LA DIFFICOLTÀ È VITA – 7 FEBBRAIO 2021
È nei momenti peggiori che si riconoscono le persone migliori. L’agio e il benessere, invece, fanno emergere vizi e difetti.
Il meglio viene sempre dalle difficoltà.
Questo fa riflettere, specie alla luce dei gravosi affanni del momento, epilogo di un’epoca di approssimazione e superficialità.
La prolungata crisi sociale ha scardinato le antiche certezze; ha messo in disaccordo politica e democrazia, che, da tasselli di un unico puzzle, spesso sembrano escludersi vicendevolmente.
L’idea del partito costruito sull’autorevolezza di un leader capace di interpretare le sofferenze, rappresentare le masse e assumere le decisioni con determinazione e tempestività è stata rimpiazzata dall’aspirazione di conquista di un potere diretto di gestione da parte del Popolo.

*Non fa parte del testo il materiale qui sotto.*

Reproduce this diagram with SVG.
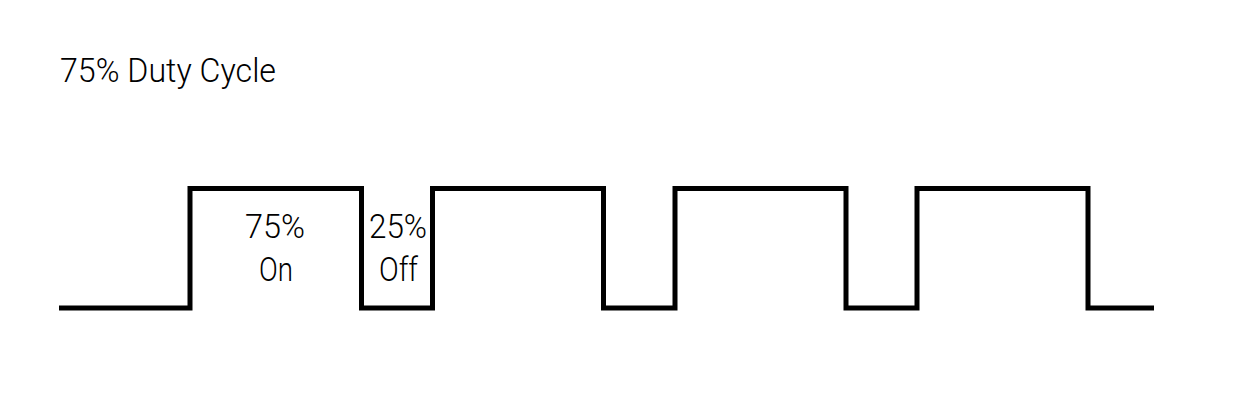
<svg xmlns="http://www.w3.org/2000/svg" width="1249" height="405" viewBox="0 0 1249 405">
<style>
text{font-family:Roboto,"Liberation Sans Narrow","Liberation Sans",sans-serif;font-weight:300;font-size:34px;fill:#000;}
.c{text-anchor:middle;}
.wave{fill:none;stroke:#000;stroke-width:5;stroke-linejoin:miter;stroke-linecap:butt;}
</style>
<rect width="1249" height="405" fill="#fff"/>
<g id="title"><text x="60" y="82" textLength="216" lengthAdjust="spacingAndGlyphs">75% Duty Cycle</text></g>
<g id="connectors">
<path class="wave" d="M59 308 H190 V188.5 H361.5 V308 H432.5 V188.5 H603.5 V308 H675 V188.5 H846 V308 H917 V188.5 H1088 V308 H1154"/>
</g>
<g id="on-label">
<text class="c" x="275" y="238" textLength="60" lengthAdjust="spacingAndGlyphs">75%</text>
<text class="c" x="276" y="281" textLength="34" lengthAdjust="spacingAndGlyphs">On</text>
</g>
<g id="off-label">
<text class="c" x="398" y="238" textLength="58" lengthAdjust="spacingAndGlyphs">25%</text>
<text class="c" x="398.5" y="281" textLength="39" lengthAdjust="spacingAndGlyphs">Off</text>
</g>
</svg>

I cittadini hanno voluto riprendere il controllo delle proprie sorti, in una comprensibile ambizione di rivalsa. Il leaderismo è stato immolato nel nome della democrazia.
L’insoddisfazione per un sistema elitario ha spinto a tentare un allargamento della base decisionale. Le speranze di correggere le storture si sono risolte nell’illusione che autonomia e libertà si possano conquistare una volta e per tutte.
Ma le attese sono andate deluse, tradite dall’egoità dei singoli, travolte nella spirale vorticosa delle lotte di accaparramento del potere.
E alla fine viene comunque concessa visibilità a nuovi finti leader, scelti per attrattività mediatica e capacità di catturare l’attenzione con slogan efficaci, ma privi della consapevolezza che soltanto percorsi di crescita condivisa possono conferire e della capacità di selezionare e rispondere ai bisogni.
A questo ha portato il disprezzo nei confronti di chi forse avrebbe avuto la forza di cambiare le regole del gioco.
La nuova dimensione della democrazia populista, insomma, ha creato una nuova casta e si è ritorta contro il suo creatore. Nel paradosso, i posti di maggiore responsabilità sono occupati dalle persone meno adeguate. Senza formazione o competenze, assumono ruoli di controllo e di indirizzo, lontani dal sacrificio quotidiano dei più e incapaci di dare sollievo al disagio.
In questo le radici del degrado progressivo.
Zygmunt Bauman racconta l’esperienza dell’epoca moderna con grande efficacia e lucidità. Descrive bene la nuova spaccatura tra ‘società dell’alto’ e ‘società del basso’, tra élite cosmopolite e masse territorializzate. Da un lato, nuove lobby assetate di potere, disinvoltamente disposte a tutto pur di rimanere a galla, pronte a rinnegare i valori per i quali dichiarava di combattere. Dall’altro, i cittadini, soli ai loro problemi, disorientati, ignorati o non compresi, privati di ogni capacità di resilienza, supinamente piegati a inadeguate decisioni altrui.
Tolta la maschera alla nuova democrazia, resta una sconfortante anarchia.
Nessuna fiducia. Nessuna prospettiva. Lo sguardo rivolto alla contingenza.
La formula più deleteria, perché non lascia scampo alle debolezze e alle fragilità.
E allora, di fronte a un tessuto sociale ed economico lacerato, è dovere di ciascuno ricavare il meglio di sé e metterlo a disposizione della comunità. Con lavoro costante e pazienza, è ancora possibile ricostruire il benessere collettivo attraverso l’azione individuale e la riconquista della libertà partecipativa.
Meritocrazia ha il coraggio di immaginare un mondo diverso.
Assume le responsabilità nei confronti del presente e del futuro.
Risponde alle difficoltà con la serietà della concretezza.